Dell Curry sees his shooting stroke and competitiveness — “That’s about it” — in his son but does not recognize the magician’s skill with which Stephen stupefies defenders and entertains audiences through sleight-of-hand dribbling skills. He perfected those skills from years of dedicated work in the driveway and gyms, including against a wall outfitted with flashing lights in front of which he correspondingly executes dribbling moves while tapping lights with his other hand.

Drafted by Golden State seventh overall in 2009 after the Wolves took point guards Ricky Rubio and Jonny Flynn immediately before him, Curry says such work helps him to slow down the game in his head.

“I couldn’t do all the things he does,” said Dell Curry, an analyst on Charlotte Hornets broadcasts. “I had a three-dribble limit to my game, and it probably should have been a two-dribble limit. He can do all that and he can shoot it, too, so many different ways. I think he shoots a lot of one-legged runners because he was the smallest guy on every team he played on and he learned to shoot in the paint over the big guys.”

Dell Curry played against shooters such as Bird, Miller and Allen, and although he admits he’s biased, he nods his head when asked if he thinks his son, at only age 27, already is the best shooter that’s ever been.

“I think so,” Dell Curry said, “because he scores in so many ways.”

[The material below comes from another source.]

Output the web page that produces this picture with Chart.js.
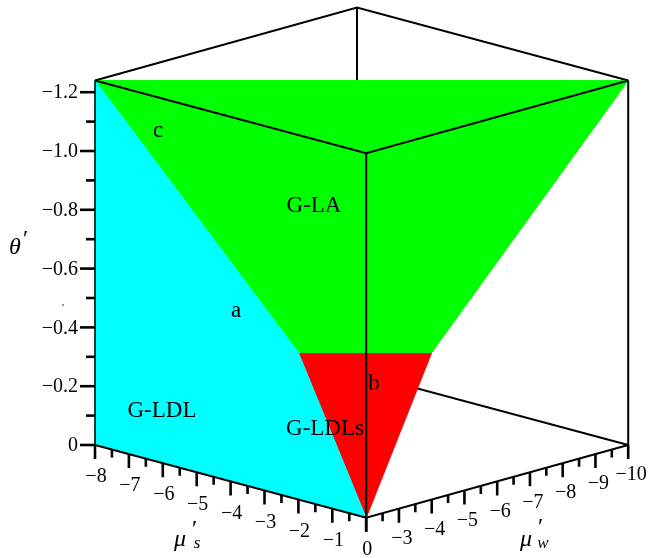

Mitchell doesn’t seem about to argue.

“If he keeps at this clip, he will be without a doubt the greatest shooter ever to play in the NBA,” Mitchell said, “and you’re talking about Jerry West and all those guys who could really shoot it. Is he there yet? Yeah, he’s there.”

As he will do Thursday for TNT, Barry just wants to watch the show.

“Well, we’ve got time still to watch it all unfold,” Barry said. “I’ll take 10 more years of what we’ve seen the last seven.”